===== MATERIALS PROVIDED

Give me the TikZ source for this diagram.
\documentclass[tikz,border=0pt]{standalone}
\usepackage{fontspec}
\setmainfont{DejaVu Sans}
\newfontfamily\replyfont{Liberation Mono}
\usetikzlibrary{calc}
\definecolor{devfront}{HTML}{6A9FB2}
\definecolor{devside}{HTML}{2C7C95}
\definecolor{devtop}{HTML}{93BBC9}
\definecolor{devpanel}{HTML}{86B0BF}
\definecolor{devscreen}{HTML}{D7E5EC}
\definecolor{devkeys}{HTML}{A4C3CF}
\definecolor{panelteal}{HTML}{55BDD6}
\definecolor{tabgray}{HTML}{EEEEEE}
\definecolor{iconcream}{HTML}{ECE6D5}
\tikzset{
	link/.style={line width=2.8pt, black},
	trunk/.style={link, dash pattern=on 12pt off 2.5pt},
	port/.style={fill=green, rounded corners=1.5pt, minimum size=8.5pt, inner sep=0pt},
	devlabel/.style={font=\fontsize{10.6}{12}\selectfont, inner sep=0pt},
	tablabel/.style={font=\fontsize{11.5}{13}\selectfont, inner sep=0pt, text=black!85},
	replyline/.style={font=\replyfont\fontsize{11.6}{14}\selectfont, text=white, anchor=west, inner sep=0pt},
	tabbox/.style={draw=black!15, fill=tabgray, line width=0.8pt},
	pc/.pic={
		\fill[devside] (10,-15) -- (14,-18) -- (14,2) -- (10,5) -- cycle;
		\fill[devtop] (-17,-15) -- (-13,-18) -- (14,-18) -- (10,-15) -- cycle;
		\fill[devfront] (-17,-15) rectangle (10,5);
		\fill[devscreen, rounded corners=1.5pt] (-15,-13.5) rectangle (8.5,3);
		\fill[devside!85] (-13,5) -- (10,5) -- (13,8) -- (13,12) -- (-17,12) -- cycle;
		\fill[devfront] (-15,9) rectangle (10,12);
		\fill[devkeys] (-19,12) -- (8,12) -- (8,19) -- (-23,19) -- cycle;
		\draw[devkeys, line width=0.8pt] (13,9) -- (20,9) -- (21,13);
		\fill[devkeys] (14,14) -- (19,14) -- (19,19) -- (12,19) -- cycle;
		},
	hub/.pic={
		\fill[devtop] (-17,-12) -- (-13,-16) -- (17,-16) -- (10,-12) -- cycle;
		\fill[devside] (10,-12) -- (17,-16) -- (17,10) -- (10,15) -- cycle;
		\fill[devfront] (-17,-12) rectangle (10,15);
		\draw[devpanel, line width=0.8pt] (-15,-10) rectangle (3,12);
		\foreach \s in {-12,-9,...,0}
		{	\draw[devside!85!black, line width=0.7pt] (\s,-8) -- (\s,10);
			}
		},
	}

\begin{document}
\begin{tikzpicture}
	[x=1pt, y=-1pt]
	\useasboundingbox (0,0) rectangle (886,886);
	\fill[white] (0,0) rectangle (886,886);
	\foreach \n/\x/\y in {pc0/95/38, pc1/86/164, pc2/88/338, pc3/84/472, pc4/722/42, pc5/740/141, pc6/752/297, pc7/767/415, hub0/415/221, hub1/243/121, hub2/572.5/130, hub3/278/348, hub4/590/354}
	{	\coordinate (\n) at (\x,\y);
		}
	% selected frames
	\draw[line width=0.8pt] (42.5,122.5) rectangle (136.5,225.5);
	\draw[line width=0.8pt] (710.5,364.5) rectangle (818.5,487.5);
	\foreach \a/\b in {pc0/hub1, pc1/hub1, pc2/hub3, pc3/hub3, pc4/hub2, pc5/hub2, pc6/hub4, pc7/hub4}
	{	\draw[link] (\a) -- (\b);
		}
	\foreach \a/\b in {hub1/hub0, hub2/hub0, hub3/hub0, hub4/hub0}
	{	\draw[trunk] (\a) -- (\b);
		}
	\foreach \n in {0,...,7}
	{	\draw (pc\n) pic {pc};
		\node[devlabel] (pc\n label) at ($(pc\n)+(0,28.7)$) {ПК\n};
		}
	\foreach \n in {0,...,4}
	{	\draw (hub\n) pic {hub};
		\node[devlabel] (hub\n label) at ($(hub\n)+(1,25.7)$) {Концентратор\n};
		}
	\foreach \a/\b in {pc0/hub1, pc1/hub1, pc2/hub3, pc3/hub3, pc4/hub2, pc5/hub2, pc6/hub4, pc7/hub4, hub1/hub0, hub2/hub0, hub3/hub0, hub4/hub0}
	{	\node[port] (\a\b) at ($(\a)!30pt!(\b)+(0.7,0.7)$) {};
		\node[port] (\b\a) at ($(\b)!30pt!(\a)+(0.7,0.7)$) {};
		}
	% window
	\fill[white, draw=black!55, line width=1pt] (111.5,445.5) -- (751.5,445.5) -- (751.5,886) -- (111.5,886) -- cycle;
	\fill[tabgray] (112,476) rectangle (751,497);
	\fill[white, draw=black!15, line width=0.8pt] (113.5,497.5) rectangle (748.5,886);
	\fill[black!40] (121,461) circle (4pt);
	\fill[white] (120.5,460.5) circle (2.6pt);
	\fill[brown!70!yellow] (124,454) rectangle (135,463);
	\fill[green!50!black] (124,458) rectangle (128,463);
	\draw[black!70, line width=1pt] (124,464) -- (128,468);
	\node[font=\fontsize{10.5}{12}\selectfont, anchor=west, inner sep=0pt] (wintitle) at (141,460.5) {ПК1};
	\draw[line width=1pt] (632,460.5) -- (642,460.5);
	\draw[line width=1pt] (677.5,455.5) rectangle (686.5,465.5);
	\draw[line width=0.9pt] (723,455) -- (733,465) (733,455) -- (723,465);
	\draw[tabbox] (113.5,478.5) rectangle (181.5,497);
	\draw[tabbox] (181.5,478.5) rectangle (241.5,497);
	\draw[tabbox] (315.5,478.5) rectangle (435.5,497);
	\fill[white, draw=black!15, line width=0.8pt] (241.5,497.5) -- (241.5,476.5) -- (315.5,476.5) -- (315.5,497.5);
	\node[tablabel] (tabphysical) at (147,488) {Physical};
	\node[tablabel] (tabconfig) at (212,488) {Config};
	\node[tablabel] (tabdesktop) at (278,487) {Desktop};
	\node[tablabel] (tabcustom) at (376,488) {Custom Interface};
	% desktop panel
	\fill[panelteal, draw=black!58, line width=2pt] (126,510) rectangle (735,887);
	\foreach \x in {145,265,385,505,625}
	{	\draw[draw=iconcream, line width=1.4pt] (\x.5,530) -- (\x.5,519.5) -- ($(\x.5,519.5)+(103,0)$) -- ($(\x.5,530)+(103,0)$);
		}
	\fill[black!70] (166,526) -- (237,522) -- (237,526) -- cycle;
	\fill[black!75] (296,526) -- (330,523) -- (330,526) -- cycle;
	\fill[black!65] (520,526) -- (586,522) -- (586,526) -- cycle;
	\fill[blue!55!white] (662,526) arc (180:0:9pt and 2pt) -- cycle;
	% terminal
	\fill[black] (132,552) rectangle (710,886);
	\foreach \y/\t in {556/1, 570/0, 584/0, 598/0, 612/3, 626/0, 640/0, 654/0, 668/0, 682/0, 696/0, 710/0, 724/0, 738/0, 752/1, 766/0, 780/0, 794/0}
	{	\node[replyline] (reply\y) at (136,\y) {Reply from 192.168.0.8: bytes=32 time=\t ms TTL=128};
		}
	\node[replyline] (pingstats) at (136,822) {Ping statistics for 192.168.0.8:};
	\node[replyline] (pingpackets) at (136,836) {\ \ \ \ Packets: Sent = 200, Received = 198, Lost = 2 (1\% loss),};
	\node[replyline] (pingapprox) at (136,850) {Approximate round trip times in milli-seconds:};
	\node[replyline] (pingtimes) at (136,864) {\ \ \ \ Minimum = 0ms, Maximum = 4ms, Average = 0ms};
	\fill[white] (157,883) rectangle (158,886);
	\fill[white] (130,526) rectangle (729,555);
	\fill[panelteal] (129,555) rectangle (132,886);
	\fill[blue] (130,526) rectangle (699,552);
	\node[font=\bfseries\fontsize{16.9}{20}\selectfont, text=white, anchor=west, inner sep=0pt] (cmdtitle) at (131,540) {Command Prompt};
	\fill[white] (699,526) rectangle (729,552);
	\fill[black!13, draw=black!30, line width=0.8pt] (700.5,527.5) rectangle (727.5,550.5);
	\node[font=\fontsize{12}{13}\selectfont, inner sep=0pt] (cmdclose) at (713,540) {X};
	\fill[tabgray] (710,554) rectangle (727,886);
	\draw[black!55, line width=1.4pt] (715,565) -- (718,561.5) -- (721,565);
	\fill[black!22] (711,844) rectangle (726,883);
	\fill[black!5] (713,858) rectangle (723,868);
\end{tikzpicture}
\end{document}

==========
===== MATERIALS PROVIDED

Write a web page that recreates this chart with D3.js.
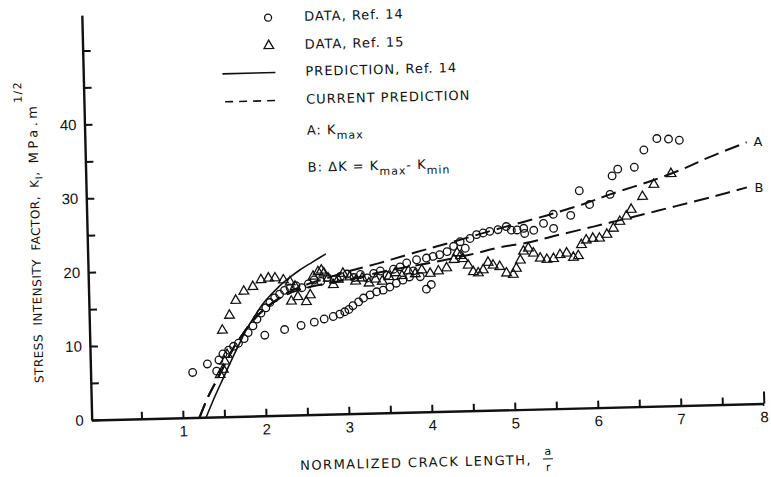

==========

TASK REQUIREMENTS - Whichever lines contain the string "this", select and copy them.

ANSWER TO THE TASK -
Give me the TikZ source for this diagram.
Write a web page that recreates this chart with D3.js.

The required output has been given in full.